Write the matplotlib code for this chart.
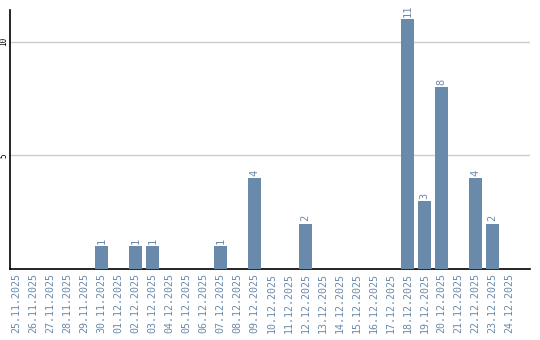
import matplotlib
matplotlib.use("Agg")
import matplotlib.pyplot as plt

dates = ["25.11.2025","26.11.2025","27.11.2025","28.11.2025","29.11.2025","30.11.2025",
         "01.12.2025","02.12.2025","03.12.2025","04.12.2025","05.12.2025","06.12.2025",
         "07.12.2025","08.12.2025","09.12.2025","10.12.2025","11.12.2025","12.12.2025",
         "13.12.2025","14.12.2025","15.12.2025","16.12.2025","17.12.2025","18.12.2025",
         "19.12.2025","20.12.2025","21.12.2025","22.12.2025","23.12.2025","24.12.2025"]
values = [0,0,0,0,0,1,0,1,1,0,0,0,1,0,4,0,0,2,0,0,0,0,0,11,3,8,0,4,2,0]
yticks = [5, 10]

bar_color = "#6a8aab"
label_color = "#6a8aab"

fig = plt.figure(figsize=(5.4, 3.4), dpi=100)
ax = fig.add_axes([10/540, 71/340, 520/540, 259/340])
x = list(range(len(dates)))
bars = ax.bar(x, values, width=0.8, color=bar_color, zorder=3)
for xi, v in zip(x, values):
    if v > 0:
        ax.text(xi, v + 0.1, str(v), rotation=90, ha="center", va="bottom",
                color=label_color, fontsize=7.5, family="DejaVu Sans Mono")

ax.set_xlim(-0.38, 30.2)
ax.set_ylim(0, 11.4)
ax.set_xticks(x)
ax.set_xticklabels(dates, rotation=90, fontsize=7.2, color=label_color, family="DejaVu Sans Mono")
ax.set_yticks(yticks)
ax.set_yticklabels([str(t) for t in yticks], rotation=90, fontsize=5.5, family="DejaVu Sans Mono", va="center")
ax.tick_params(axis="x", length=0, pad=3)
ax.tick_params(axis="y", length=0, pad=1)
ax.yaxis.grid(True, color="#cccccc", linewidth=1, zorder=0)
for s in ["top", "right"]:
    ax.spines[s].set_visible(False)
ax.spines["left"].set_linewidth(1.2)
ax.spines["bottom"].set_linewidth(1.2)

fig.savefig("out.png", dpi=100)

□ □ □ □ □ □ □

Task description =>
Without the pictures, return the listing above from its first line through the line that has "import matplotlib.pyplot as plt".

Result =>
Write the matplotlib code for this chart.
import matplotlib
matplotlib.use("Agg")
import matplotlib.pyplot as plt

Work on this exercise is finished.